In den Slums der südchinesischen Stadt Kanton, inmitten einer tödlichen Cholera-Epidemie, rettet der mysteriöse Professor Lovell einen sterbenden Jungen durch einen seltsamen magischen Silberbarren. So beginnt Babel, ein Roman von der US-amerikanischen Schriftstellerin Rebecca F. Kuang. Er wurde ursprünglich 2022 auf Englisch veröffentlicht und im Jahr darauf auch auf Deutsch übersetzt.
Robin Swift – der neue Name, den der Waisenjunge auf Geheiß des Professors wählt – kommt im Haus des Professors unter. Dort lernt er Englisch, Altgriechisch und Latein und bereitet sich auf sein kommendes Studium vor. In Oxford lernt er nun in Babel, einem Institut für Übersetzung und die Magie der Silberbarren. Schnell findet er dort Freunde in seinen Kommilitonen und eine Liebe zu Oxford und seinem Studium.
Doch dann entscheidet er sich dazu, sich einer Geheimgesellschaft anzuschließen, die im Geheimen gegen Babel und das Empire agiert. Schnell ist er in ein Netz aus imperialistischen Machenschaften verwebt, die von den höchsten Rängen der britischen Regierung bis hin zu den Ärmsten in seiner ehemaligen Heimat reichen. Und auf einmal sind Gewalt, Revolution und Tod eine Notwendigkeit.
Rebecca Kuang verwebt in diesem Buch Geschichte, Fantasy, Linguistik und zwischenmenschliches Drama zu einer fesselnden Handlung. Zudem ist es eine Kritik des britischen Kolonialismus und Imperialismus – und der Mitschuld akademischer Institutionen darin. Der Roman lässt sich schwer in ein direktes Genre einteilen: Er ist teils Fantasy, teils Historienroman, teils Dark Academia.
Besonders beeindruckend ist die Alltäglichkeit der Magie. Um es kurz zu sagen, hat Silber in dem fiktionalen Universum des Buches magische Eigenschaften im Zusammenhang mit Sprache. Wenn nun in einen Silberbarren ein Wortpaar – zwei Wörter mit ähnlicher, aber nicht gleicher Bedeutung in zwei Sprachen – eingraviert wird, kann dieser aktiviert werden und magische Kräfte entfalten. Durch diese Magie erschafft sich das British Empire einen Vorteil gegenüber anderen Gebieten. Doch trotz der offensichtlichen Magie fühlt sich die Welt des Buches real an – sogar realistischer als in manch anderem Historienroman.

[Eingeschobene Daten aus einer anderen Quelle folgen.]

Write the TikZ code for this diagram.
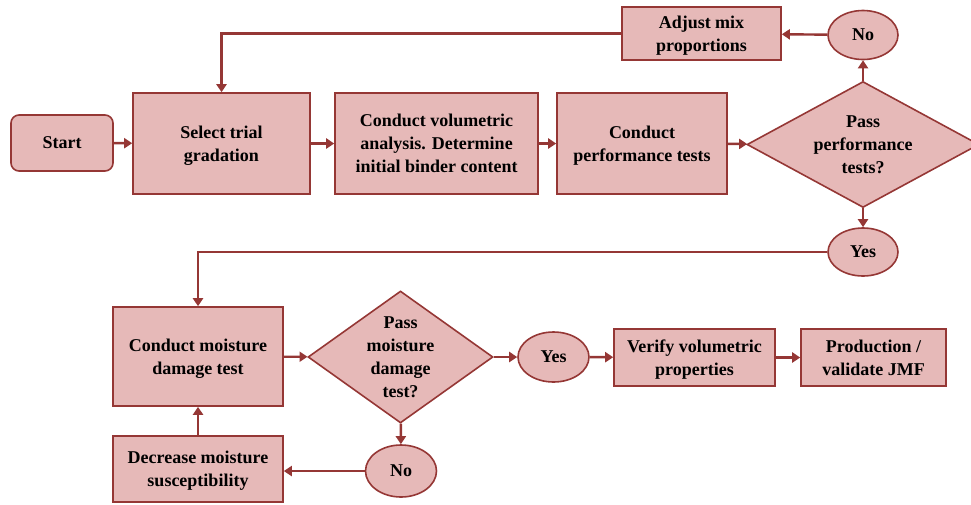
\documentclass[tikz,border=0pt]{standalone}
\usepackage{fontspec}
\setmainfont{Liberation Serif}
\usetikzlibrary{shapes.geometric,arrows.meta}
\definecolor{boxfill}{HTML}{E6B9B8}
\definecolor{boxline}{HTML}{953735}
\tikzset{
  base/.style={draw=boxline, fill=boxfill, line width=1.6pt, inner sep=0pt,
    align=center, text depth=0pt, font=\fontsize{18}{23}\selectfont\bfseries},
  procbox/.style={base, rectangle},
  startbox/.style={base, rectangle, rounded corners=8pt},
  answer/.style={base, ellipse},
  flow/.style={draw=boxline, line width=2.4pt,
    -{Triangle[length=8pt,width=10pt]}}
}
\begin{document}
\begin{tikzpicture}[x=1pt,y=-1pt]
\useasboundingbox (0,0) rectangle (971,504);
\begin{scope}
\clip (0,0) rectangle (971,504);
% top row
\node[startbox, minimum width=102pt, minimum height=56pt] (start) at (62,143) {Start};
\node[procbox, minimum width=177pt, minimum height=101pt] (select) at (221.5,143.5) {Select trial\\gradation};
\node[procbox, minimum width=203pt, minimum height=101pt] (volum) at (436.5,143.5) {Conduct volumetric\\analysis. Determine\\initial binder content};
\node[procbox, minimum width=170pt, minimum height=101pt] (perf) at (642,143.5) {Conduct\\performance tests};
\node[base, minimum width=232pt, minimum height=126pt, shape=diamond, aspect=1.84] (passperf) at (863,144.5) {Pass\\performance\\tests?};
\node[answer, minimum width=70pt, minimum height=49pt] (no1) at (863,35) {No};
\node[procbox, minimum width=159pt, minimum height=53pt] (adjust) at (701.5,33.5) {Adjust mix\\proportions};
\node[answer, minimum width=70pt, minimum height=48pt] (yes1) at (863,252) {Yes};
% bottom row
\node[procbox, minimum width=170pt, minimum height=99pt] (moist) at (198,356.5) {Conduct moisture\\damage test};
\node[base, minimum width=185pt, minimum height=132pt, shape=diamond, aspect=1.4] (passmoist) at (400.5,357) {Pass\\moisture\\damage\\test?};
\node[answer, minimum width=71pt, minimum height=50pt] (yes2) at (553.5,357) {Yes};
\node[procbox, minimum width=161pt, minimum height=57pt] (verify) at (694.5,357.5) {Verify volumetric\\properties};
\node[procbox, minimum width=145pt, minimum height=57pt] (prod) at (873.5,357.5) {Production /\\validate JMF};
\node[answer, minimum width=71pt, minimum height=52pt] (no2) at (401,471) {No};
\node[procbox, minimum width=170pt, minimum height=66pt] (decr) at (198,469) {Decrease moisture\\susceptibility};
% connectors
\draw[flow] (start) -- (select);
\draw[flow] (select) -- (volum);
\draw[flow] (volum) -- (perf);
\draw[flow] (perf) -- (passperf);
\draw[flow] (passperf) -- (no1);
\draw[flow] (no1) -- (adjust);
\draw[flow] (adjust.west) -| (select.north);
\draw[flow] (passperf) -- (yes1);
\draw[flow] (yes1.west) -| (moist.north);
\draw[flow] (moist) -- (passmoist);
\draw[flow] (passmoist) -- (yes2);
\draw[flow] (yes2) -- (verify);
\draw[flow] (verify) -- (prod);
\draw[flow] (passmoist) -- (no2);
\draw[flow] (no2.west) -- (no2.west -| decr.east);
\draw[flow] (decr) -- (moist);
\end{scope}
\end{tikzpicture}
\end{document}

Auch die Charaktere sind lebendig. Sie sind komplex, man kann sie lieben und hassen zugleich. Robin dient während dem Großteil der Handlung als Protagonist und Erzähler. Doch in zwei Zwischenspielen und dem Prolog bekommen auch Robins Kommilitonen Ramy, Letty und Victoire die Chance, ihre Perspektiven und Geschichten zu teilen.
Ein Detail, das störend wirken könnte sind die Fußnoten. Öfters wird die Etymologie eines Wortpaars dort erklärt, oder auch ein Detail zu der Welt. Diese beiläufigen Bemerkungen kommen auch teils im normalen Text vorbei, was manchmal den Lesefluss ein wenig stört.